§ **DATA PROVIDED**
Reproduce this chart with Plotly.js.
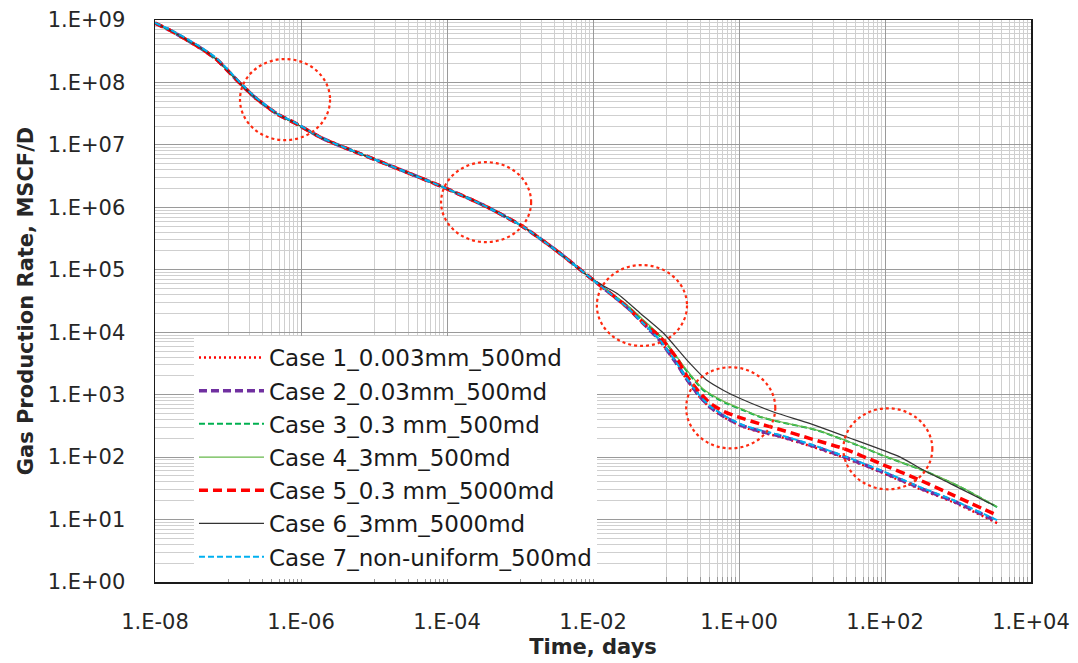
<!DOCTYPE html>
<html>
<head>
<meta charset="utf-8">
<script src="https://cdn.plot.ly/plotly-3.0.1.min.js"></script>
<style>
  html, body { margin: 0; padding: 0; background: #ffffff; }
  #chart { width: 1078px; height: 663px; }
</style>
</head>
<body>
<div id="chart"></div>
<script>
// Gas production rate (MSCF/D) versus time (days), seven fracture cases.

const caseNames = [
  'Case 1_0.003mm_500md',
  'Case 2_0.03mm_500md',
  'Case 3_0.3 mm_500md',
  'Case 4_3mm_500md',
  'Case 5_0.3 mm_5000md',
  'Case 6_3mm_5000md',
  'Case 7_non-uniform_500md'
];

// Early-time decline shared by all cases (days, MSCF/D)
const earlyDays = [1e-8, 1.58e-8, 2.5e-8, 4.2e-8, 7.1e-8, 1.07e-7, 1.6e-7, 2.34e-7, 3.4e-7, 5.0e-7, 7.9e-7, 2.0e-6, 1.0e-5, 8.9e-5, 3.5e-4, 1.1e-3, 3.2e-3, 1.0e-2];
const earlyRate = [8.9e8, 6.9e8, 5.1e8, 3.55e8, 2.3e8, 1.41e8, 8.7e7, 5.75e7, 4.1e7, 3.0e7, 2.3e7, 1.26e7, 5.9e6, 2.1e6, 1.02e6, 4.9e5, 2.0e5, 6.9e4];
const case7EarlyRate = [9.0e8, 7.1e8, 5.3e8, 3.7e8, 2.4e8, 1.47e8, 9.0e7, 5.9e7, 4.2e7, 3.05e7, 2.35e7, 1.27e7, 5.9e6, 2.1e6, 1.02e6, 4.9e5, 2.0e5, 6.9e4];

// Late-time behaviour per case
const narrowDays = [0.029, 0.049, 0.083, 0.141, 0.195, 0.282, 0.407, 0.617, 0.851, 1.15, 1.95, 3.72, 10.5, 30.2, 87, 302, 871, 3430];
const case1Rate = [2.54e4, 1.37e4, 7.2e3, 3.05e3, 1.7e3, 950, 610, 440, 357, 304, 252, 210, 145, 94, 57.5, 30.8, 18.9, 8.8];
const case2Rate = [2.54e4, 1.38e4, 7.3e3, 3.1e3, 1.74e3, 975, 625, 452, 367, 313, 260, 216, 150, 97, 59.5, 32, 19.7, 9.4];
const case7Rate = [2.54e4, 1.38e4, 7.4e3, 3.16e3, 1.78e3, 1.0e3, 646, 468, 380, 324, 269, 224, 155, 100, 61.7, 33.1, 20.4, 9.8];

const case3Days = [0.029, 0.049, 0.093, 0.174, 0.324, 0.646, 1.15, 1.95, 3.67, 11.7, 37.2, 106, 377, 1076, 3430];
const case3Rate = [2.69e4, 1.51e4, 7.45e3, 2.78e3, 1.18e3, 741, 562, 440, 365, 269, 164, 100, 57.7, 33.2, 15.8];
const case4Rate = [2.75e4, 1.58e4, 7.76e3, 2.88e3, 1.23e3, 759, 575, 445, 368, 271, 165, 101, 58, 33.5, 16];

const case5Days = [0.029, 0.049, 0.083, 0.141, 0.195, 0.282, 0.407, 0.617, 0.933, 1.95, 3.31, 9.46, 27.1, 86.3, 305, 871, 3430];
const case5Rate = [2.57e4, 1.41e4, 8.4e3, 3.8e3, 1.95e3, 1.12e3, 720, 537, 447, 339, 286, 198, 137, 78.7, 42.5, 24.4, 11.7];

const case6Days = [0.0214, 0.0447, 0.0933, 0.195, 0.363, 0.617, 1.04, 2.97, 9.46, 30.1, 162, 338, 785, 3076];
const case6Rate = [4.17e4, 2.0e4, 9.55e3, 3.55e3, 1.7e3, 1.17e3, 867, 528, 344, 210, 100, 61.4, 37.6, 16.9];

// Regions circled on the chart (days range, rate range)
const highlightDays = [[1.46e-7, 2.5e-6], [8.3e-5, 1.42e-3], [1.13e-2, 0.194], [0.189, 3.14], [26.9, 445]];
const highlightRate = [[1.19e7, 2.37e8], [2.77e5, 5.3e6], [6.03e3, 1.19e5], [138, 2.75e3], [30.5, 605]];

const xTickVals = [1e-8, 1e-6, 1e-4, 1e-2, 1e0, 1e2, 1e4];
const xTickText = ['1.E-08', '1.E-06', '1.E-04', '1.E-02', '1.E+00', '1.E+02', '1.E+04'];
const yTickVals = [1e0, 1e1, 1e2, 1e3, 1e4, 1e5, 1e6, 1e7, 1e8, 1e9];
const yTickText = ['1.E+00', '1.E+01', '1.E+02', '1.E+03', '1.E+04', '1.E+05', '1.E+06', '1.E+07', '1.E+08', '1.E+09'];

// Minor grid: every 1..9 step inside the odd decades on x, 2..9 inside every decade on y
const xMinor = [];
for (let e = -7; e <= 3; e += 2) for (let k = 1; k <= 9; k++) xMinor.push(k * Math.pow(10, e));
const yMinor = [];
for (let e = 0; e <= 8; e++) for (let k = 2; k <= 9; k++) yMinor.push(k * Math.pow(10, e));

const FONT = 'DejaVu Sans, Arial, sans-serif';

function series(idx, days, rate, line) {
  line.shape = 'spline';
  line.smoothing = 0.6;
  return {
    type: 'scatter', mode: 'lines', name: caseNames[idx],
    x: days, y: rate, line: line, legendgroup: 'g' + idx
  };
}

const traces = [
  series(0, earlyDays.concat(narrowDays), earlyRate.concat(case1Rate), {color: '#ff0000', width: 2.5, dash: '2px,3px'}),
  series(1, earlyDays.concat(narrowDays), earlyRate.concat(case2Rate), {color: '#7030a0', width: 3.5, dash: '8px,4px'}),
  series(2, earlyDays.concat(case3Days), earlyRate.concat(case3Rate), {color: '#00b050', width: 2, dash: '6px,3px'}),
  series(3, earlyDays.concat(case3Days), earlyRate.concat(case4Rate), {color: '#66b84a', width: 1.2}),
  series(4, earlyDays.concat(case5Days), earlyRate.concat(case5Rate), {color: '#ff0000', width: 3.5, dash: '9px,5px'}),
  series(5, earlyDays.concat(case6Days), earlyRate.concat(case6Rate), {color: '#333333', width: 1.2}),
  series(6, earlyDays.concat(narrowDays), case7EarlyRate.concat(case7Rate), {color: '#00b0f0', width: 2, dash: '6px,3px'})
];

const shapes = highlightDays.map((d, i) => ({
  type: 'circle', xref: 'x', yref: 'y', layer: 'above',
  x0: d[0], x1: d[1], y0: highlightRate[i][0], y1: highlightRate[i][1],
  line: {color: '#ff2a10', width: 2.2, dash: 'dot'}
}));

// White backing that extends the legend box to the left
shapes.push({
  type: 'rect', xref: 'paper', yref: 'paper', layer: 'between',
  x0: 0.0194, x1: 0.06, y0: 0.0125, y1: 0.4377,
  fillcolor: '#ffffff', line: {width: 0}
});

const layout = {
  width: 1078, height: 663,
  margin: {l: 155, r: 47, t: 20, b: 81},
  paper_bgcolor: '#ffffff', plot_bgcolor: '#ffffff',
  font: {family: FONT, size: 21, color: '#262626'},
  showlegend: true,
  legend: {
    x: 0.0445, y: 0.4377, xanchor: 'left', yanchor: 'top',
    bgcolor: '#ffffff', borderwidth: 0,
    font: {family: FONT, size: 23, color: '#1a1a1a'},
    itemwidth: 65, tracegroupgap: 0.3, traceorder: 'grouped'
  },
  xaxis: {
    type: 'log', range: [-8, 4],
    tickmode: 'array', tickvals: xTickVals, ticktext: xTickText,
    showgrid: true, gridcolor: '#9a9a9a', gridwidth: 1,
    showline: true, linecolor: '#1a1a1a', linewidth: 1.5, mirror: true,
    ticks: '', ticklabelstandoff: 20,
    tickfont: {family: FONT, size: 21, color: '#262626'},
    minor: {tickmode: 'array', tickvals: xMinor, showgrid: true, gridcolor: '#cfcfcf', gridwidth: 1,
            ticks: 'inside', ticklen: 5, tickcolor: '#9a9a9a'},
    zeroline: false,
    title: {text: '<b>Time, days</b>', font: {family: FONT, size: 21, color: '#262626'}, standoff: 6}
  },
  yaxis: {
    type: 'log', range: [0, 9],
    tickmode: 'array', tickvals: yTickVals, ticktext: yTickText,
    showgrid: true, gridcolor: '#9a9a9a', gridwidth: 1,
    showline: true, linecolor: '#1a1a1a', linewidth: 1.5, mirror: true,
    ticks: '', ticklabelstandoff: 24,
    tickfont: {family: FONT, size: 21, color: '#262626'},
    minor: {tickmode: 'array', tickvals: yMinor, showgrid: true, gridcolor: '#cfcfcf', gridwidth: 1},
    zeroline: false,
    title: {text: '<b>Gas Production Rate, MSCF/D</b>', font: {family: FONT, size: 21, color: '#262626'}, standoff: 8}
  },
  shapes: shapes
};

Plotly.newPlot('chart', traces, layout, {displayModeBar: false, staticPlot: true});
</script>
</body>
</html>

§ **INSTRUCTIONS TO FOLLOW**
From the listing above, return each line with the word "chart".

§ **TASK RESPONSE**
Reproduce this chart with Plotly.js.
  #chart { width: 1078px; height: 663px; }
<div id="chart"></div>
// Regions circled on the chart (days range, rate range)
Plotly.newPlot('chart', traces, layout, {displayModeBar: false, staticPlot: true});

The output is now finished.